Occasionally there are bosses (as is mandatory in video games) like a massive psychotic tree that hurls balls of thorns at you and they present a nicely judged step-up in challenge. The best payoff from these though is the swirling hair mosh celebration that Bathoryn wheels out. It’s a nifty wee touch that adds a bit more character to the game.
Curt Victor Bryant’s soundtrack is decent and breathes the kind of sinister character that complements the gameplay very well. As time wears on though, it relies all too heavily on old-fashioned metal cliches and becomes tiresome. Especially so as each level’s track is fairly short and repeats constantly as you die over and over again.

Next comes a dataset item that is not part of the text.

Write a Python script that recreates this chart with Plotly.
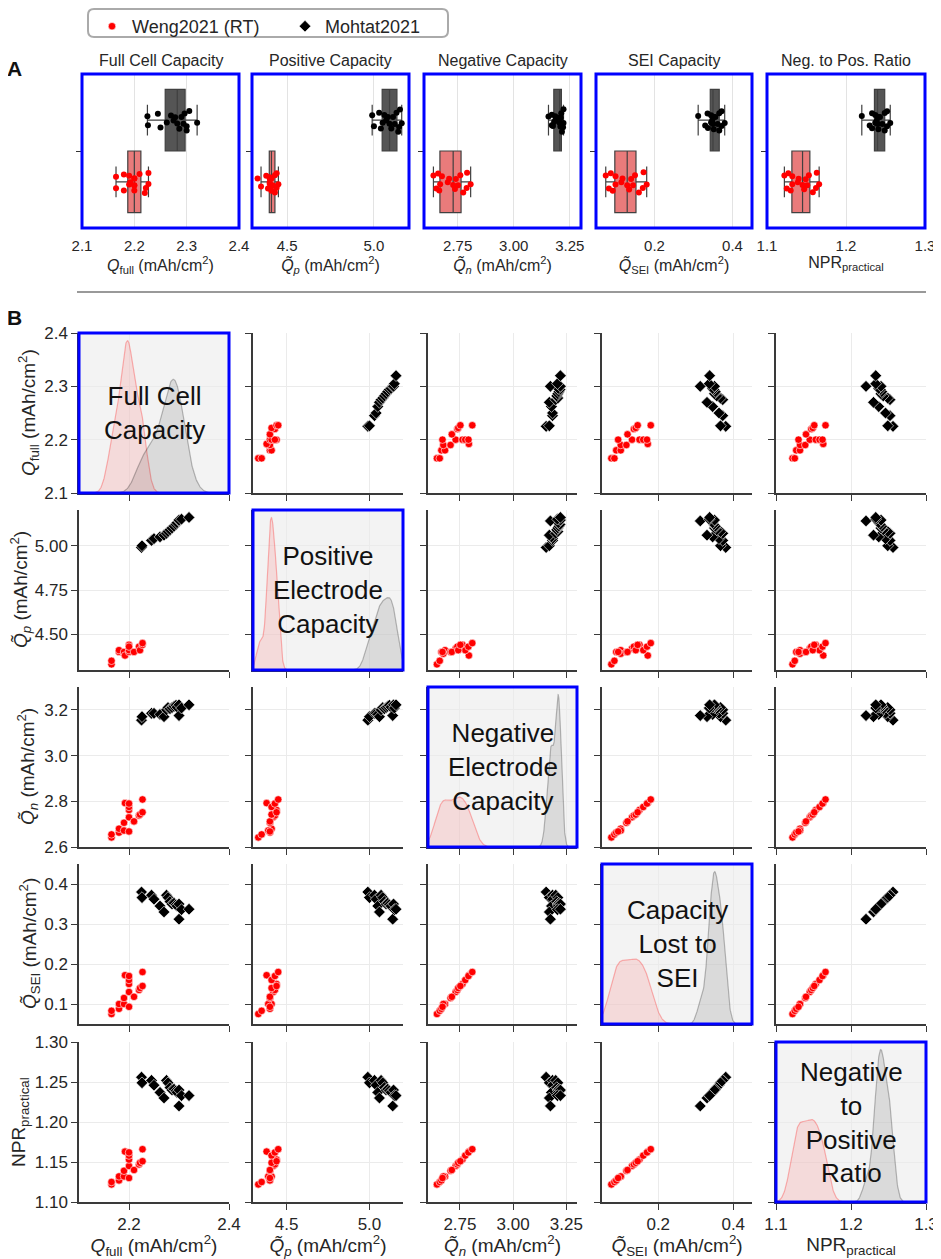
import numpy as np
import plotly.graph_objects as go

W, H = 941, 1259
OFF = 8  # page body margin
FONT = "Liberation Sans, Arial, sans-serif"

# ---------------- data ----------------
weng_qfull = [2.165, 2.165, 2.180, 2.180, 2.190, 2.190, 2.192, 2.200, 2.200, 2.200, 2.200, 2.200, 2.210, 2.220, 2.222, 2.227, 2.227]
weng_qp    = [4.33, 4.35, 4.40, 4.41, 4.39, 4.40, 4.38, 4.40, 4.42, 4.44, 4.41, 4.43, 4.40, 4.43, 4.41, 4.44, 4.45]
weng_qn    = [2.642, 2.655, 2.663, 2.680, 2.672, 2.706, 2.792, 2.668, 2.730, 2.762, 2.775, 2.790, 2.712, 2.738, 2.742, 2.752, 2.808]
weng_qsei  = [0.075, 0.083, 0.088, 0.100, 0.100, 0.115, 0.172, 0.093, 0.130, 0.150, 0.160, 0.170, 0.118, 0.135, 0.140, 0.145, 0.180]
weng_npr   = [1.122, 1.125, 1.127, 1.132, 1.132, 1.139, 1.163, 1.130, 1.145, 1.153, 1.158, 1.162, 1.140, 1.147, 1.149, 1.151, 1.166]

mohtat_qfull = [2.225, 2.226, 2.245, 2.250, 2.262, 2.270, 2.275, 2.278, 2.282, 2.286, 2.290, 2.294, 2.296, 2.300, 2.300, 2.305, 2.320]
mohtat_qp    = [4.99, 5.00, 5.03, 5.04, 5.05, 5.06, 5.07, 5.08, 5.09, 5.10, 5.11, 5.12, 5.13, 5.14, 5.145, 5.15, 5.16]
mohtat_qn    = [3.155, 3.170, 3.185, 3.185, 3.180, 3.170, 3.200, 3.210, 3.205, 3.210, 3.215, 3.220, 3.212, 3.175, 3.222, 3.208, 3.222]
mohtat_qsei  = [0.380, 0.366, 0.372, 0.362, 0.345, 0.330, 0.372, 0.366, 0.356, 0.350, 0.352, 0.348, 0.345, 0.312, 0.350, 0.336, 0.337]
mohtat_npr   = [1.256, 1.249, 1.252, 1.246, 1.237, 1.230, 1.252, 1.249, 1.243, 1.240, 1.241, 1.239, 1.237, 1.220, 1.240, 1.233, 1.233]

series_names = ["Weng2021 (RT)", "Mohtat2021"]

var_titles = [
    "<i>Q</i><sub>full</sub> (mAh/cm<sup>2</sup>)",
    "<i>Q\u0303</i><sub><i>p</i></sub> (mAh/cm<sup>2</sup>)",
    "<i>Q\u0303</i><sub><i>n</i></sub> (mAh/cm<sup>2</sup>)",
    "<i>Q\u0303</i><sub>SEI</sub> (mAh/cm<sup>2</sup>)",
    "NPR<sub>practical</sub>",
]
box_titles = ["Full Cell Capacity", "Positive Capacity", "Negative Capacity", "SEI Capacity", "Neg. to Pos. Ratio"]
diag_labels = ["Full Cell<br>Capacity", "Positive<br>Electrode<br>Capacity", "Negative<br>Electrode<br>Capacity",
               "Capacity<br>Lost to<br>SEI", "Negative<br>to<br>Positive<br>Ratio"]

axis_ranges = [[2.1, 2.4], [4.298, 5.202], [2.6, 3.3], [0.05, 0.45], [1.1, 1.3]]

a_tickvals = [[2.1, 2.2, 2.3, 2.4], [4.5, 5.0], [2.75, 3.0, 3.25], [0.2, 0.4], [1.1, 1.2, 1.3]]
a_ticktext = [["2.1", "2.2", "2.3", "2.4"], ["4.5", "5.0"], ["2.75", "3.00", "3.25"], ["0.2", "0.4"], ["1.1", "1.2", "1.3"]]
b_xtickvals = [[2.2, 2.4], [4.5, 5.0], [2.75, 3.0, 3.25], [0.2, 0.4], [1.1, 1.2, 1.3]]
b_xticktext = [["2.2", "2.4"], ["4.5", "5.0"], ["2.75", "3.00", "3.25"], ["0.2", "0.4"], ["1.1", "1.2", "1.3"]]
b_ytickvals = [[2.1, 2.2, 2.3, 2.4], [4.5, 4.75, 5.0], [2.6, 2.8, 3.0, 3.2], [0.1, 0.2, 0.3, 0.4], [1.1, 1.15, 1.2, 1.25, 1.3]]
b_yticktext = [["2.1", "2.2", "2.3", "2.4"], ["4.50", "4.75", "5.00"], ["2.6", "2.8", "3.0", "3.2"],
               ["0.1", "0.2", "0.3", "0.4"], ["1.10", "1.15", "1.20", "1.25", "1.30"]]

weng = [weng_qfull, weng_qp, weng_qn, weng_qsei, weng_npr]
mohtat = [mohtat_qfull, mohtat_qp, mohtat_qn, mohtat_qsei, mohtat_npr]

# ---------------- geometry / style (page pixels) ----------------
A_cols = [(82, 239), (252, 409), (424, 581), (596, 752), (767, 925)]
A_row = (74, 228)
B_cols = [(79, 229), (253, 403), (428, 577), (602, 752), (776, 926)]
B_rows = [(333, 493), (510, 670), (687, 847), (864, 1024), (1042, 1202)]
B_ytitle_x = [28, 20, 27, 29, 20]

FW, FH = W - OFF, H - OFF
RED = "#ff0000"
BLACK = "#000000"
TXT = "#262626"
AX = "#3a3a3a"
BLUE = "#0000ff"


def px(x):
    return (x - OFF) / FW


def py(y):
    return 1 - (y - OFF) / FH


def dx(a, b):
    return [px(a), px(b)]


def dy(top, bottom):
    return [py(bottom), py(top)]


def ax_id(k):
    return "" if k == 1 else str(k)


def kde(values, n_total):
    """Gaussian KDE (Scott's rule, cut=3) as used by seaborn's kdeplot, common_norm."""
    v = np.asarray(values, dtype=float)
    n = v.size
    bw = v.std(ddof=1) * n ** (-1 / 5)
    grid = np.linspace(v.min() - 3 * bw, v.max() + 3 * bw, 200)
    dens = np.exp(-0.5 * ((grid[:, None] - v[None, :]) / bw) ** 2).sum(axis=1)
    dens = dens / (n * bw * np.sqrt(2 * np.pi)) * (n / n_total)
    return grid, dens


fig = go.Figure()
layout = dict(
    width=FW, height=FH, margin=dict(l=0, r=0, t=0, b=0),
    paper_bgcolor="white", plot_bgcolor="rgba(0,0,0,0)",
    font=dict(family=FONT, color=TXT),
    boxmode="overlay",
    showlegend=True,
    legend=dict(orientation="h", x=px(92), y=1, xanchor="left", yanchor="top",
                font=dict(size=18, color=TXT), bgcolor="rgba(0,0,0,0)", borderwidth=0,
                entrywidth=148, entrywidthmode="pixels",
                itemclick=False, itemdoubleclick=False, traceorder="normal"),
)
shapes = []
annotations = []

# ---------------- Panel A: box plots ----------------
for i in range(5):
    s = ax_id(i + 1)
    layout["xaxis" + s] = dict(
        domain=dx(*A_cols[i]), anchor="y" + s, range=axis_ranges[i],
        tickmode="array", tickvals=a_tickvals[i], ticktext=a_ticktext[i],
        ticks="outside", ticklen=4, tickcolor="rgba(0,0,0,0)",
        showgrid=True, gridcolor="#e3e3e3", gridwidth=1, zeroline=False, showline=False,
        tickfont=dict(size=15, color=TXT), automargin=False,
        title=dict(text=var_titles[i], font=dict(size=16, color=TXT), standoff=3),
    )
    layout["yaxis" + s] = dict(
        domain=dy(*A_row), anchor="x" + s, range=[-0.5, 0.5],
        tickmode="array", tickvals=[0], ticktext=[""], ticks="outside", ticklen=5,
        tickcolor="#333333", showgrid=False, zeroline=False, showline=False, automargin=False,
    )
    for vals, pos, fill, mcol in [(weng[i], -0.2, "#e97b7b", RED), (mohtat[i], 0.2, "#555555", BLACK)]:
        fig.add_trace(go.Box(
            x=vals, y0=pos, width=0.4, orientation="h", boxpoints="all", jitter=0.4, pointpos=0,
            fillcolor=fill, line=dict(color="#404040", width=1.2), whiskerwidth=0.5,
            marker=dict(color=mcol, size=6, line=dict(width=0)),
            xaxis="x" + s, yaxis="y" + s, showlegend=False, hoverinfo="x",
        ))
    shapes.append(dict(type="rect", xref="paper", yref="paper",
                       x0=px(A_cols[i][0]), x1=px(A_cols[i][1]), y0=py(A_row[1]), y1=py(A_row[0]),
                       line=dict(color=BLUE, width=3), fillcolor="rgba(0,0,0,0)", layer="above"))
    annotations.append(dict(text=box_titles[i], xref="paper", yref="paper",
                            x=px((A_cols[i][0] + A_cols[i][1]) / 2), y=py(60),
                            xanchor="center", yanchor="middle", showarrow=False,
                            font=dict(size=16, color=TXT)))

# ---------------- Panel B: pair grid ----------------
for i in range(5):
    for j in range(5):
        k = 6 + i * 5 + j
        s = str(k)
        layout["xaxis" + s] = dict(
            domain=dx(*B_cols[j]), anchor="y" + s, range=axis_ranges[j],
            tickmode="array", tickvals=b_xtickvals[j], ticktext=b_xticktext[j],
            showticklabels=(i == 4), ticks="outside", ticklen=6, tickwidth=1.3, tickcolor=AX,
            showline=True, linecolor=AX, linewidth=1.5, showgrid=True, gridcolor="#ebebeb",
            zeroline=False, tickfont=dict(size=17, color=TXT), automargin=False,
            title=dict(text=var_titles[j] if i == 4 else "", font=dict(size=19, color=TXT), standoff=1),
        )
        layout["yaxis" + s] = dict(
            domain=dy(*B_rows[i]), anchor="x" + s, range=axis_ranges[i],
            tickmode="array", tickvals=b_ytickvals[i], ticktext=b_yticktext[i],
            showticklabels=(j == 0), ticks="outside", ticklen=6, tickwidth=1.3, tickcolor=AX,
            showline=True, linecolor=AX, linewidth=1.5, showgrid=True, gridcolor="#ebebeb",
            zeroline=False, tickfont=dict(size=17, color=TXT), automargin=False,
        )
        if i == j:
            # empty trace so the tick/grid subplot is drawn
            fig.add_trace(go.Scatter(x=[], y=[], mode="markers", xaxis="x" + s, yaxis="y" + s,
                                     showlegend=False, hoverinfo="skip"))
            shapes.append(dict(type="rect", xref="paper", yref="paper",
                               x0=px(B_cols[j][0]), x1=px(B_cols[j][1]), y0=py(B_rows[i][1]), y1=py(B_rows[i][0]),
                               line=dict(width=0), fillcolor="#f3f3f3", layer="below"))
            # separate hidden subplot for the density curves
            d = str(31 + i)
            n_total = len(weng[i]) + len(mohtat[i])
            curves = [kde(weng[i], n_total), kde(mohtat[i], n_total)]
            dmax = max(c[1].max() for c in curves)
            layout["xaxis" + d] = dict(domain=dx(*B_cols[j]), anchor="y" + d, range=axis_ranges[j],
                                       visible=False, showgrid=False, zeroline=False)
            layout["yaxis" + d] = dict(domain=dy(*B_rows[i]), anchor="x" + d, range=[0, dmax * 1.05],
                                       visible=False, showgrid=False, zeroline=False)
            for (g, dens), fill, lc in zip(curves, ["rgba(255,0,0,0.10)", "rgba(0,0,0,0.10)"],
                                           ["rgba(255,0,0,0.28)", "rgba(0,0,0,0.25)"]):
                fig.add_trace(go.Scatter(
                    x=g, y=dens, mode="lines", fill="tozeroy", fillcolor=fill,
                    line=dict(color=lc, width=1.2), xaxis="x" + d, yaxis="y" + d,
                    showlegend=False, hoverinfo="skip",
                ))
            shapes.append(dict(type="rect", xref="paper", yref="paper",
                               x0=px(B_cols[j][0]), x1=px(B_cols[j][1]), y0=py(B_rows[i][1]), y1=py(B_rows[i][0]),
                               line=dict(color=BLUE, width=3), fillcolor="rgba(0,0,0,0)", layer="above"))
            annotations.append(dict(text=diag_labels[i], xref="paper", yref="paper",
                                    x=px((B_cols[j][0] + B_cols[j][1]) / 2), y=py((B_rows[i][0] + B_rows[i][1]) / 2),
                                    xanchor="center", yanchor="middle", showarrow=False,
                                    font=dict(size=26, color="#111111")))
        else:
            first = (i == 1 and j == 0)
            fig.add_trace(go.Scatter(
                x=weng[j], y=weng[i], mode="markers", name=series_names[0],
                marker=dict(symbol="circle", size=7.5, color=RED, line=dict(color="white", width=0.6)),
                xaxis="x" + s, yaxis="y" + s, showlegend=first, legendgroup="w",
            ))
            fig.add_trace(go.Scatter(
                x=mohtat[j], y=mohtat[i], mode="markers", name=series_names[1],
                marker=dict(symbol="diamond", size=9, color=BLACK, line=dict(color="white", width=0.6)),
                xaxis="x" + s, yaxis="y" + s, showlegend=first, legendgroup="m",
            ))
    # row title on the left column
    annotations.append(dict(text=var_titles[i], xref="paper", yref="paper", textangle=-90,
                            x=px(B_ytitle_x[i]), y=py((B_rows[i][0] + B_rows[i][1]) / 2),
                            xanchor="center", yanchor="middle", showarrow=False,
                            font=dict(size=19, color=TXT)))

# legend frame (rounded), separator, panel letters
x0, x1, y0, y1 = px(88), px(448), py(37), py(9)
rx, ry = 6 / FW, 6 / FH
path = (f"M {x0+rx},{y1} L {x1-rx},{y1} Q {x1},{y1} {x1},{y1-ry} L {x1},{y0+ry} "
        f"Q {x1},{y0} {x1-rx},{y0} L {x0+rx},{y0} Q {x0},{y0} {x0},{y0+ry} "
        f"L {x0},{y1-ry} Q {x0},{y1} {x0+rx},{y1} Z")
shapes.append(dict(type="path", xref="paper", yref="paper", path=path,
                   line=dict(color="#aaaaaa", width=2), fillcolor="rgba(0,0,0,0)", layer="above"))
shapes.append(dict(type="line", xref="paper", yref="paper", x0=px(77), x1=px(926),
                   y0=py(292), y1=py(292), line=dict(color="#999999", width=2)))
annotations.append(dict(text="<b>A</b>", xref="paper", yref="paper", x=px(5), y=py(69),
                        xanchor="left", yanchor="middle", showarrow=False, font=dict(size=21, color="#111111")))
annotations.append(dict(text="<b>B</b>", xref="paper", yref="paper", x=px(5), y=py(318),
                        xanchor="left", yanchor="middle", showarrow=False, font=dict(size=21, color="#111111")))

layout["shapes"] = shapes
layout["annotations"] = annotations
fig.update_layout(**layout)
fig.write_html("out.html")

As a huge fan of Slain’s main influences: Ghouls ‘n Ghosts and Castlevania, I desperately wanted to like the game. The problem is that, with all the blood and the metal soundtrack, Slain feels like it’s trying too hard. I’d like to get more angry about it all but Slain sits so firmly and competently in the middle of the road that it’s hard to work up anything more than a mildly disappointed “meh”. Once the blood starts to congeal and the tinnitus from the heavy riffage starts to fade Slain feels more bland and mechanical than a Dragonforce album.
Slain: Back From Hell is out now to download on Windows PC via your friendly neighbourhood Steam client. It’s heading to PS4 on September 13th and Xbox One on October 5th. A PS Vita version is also in the works due for release later in the autumn.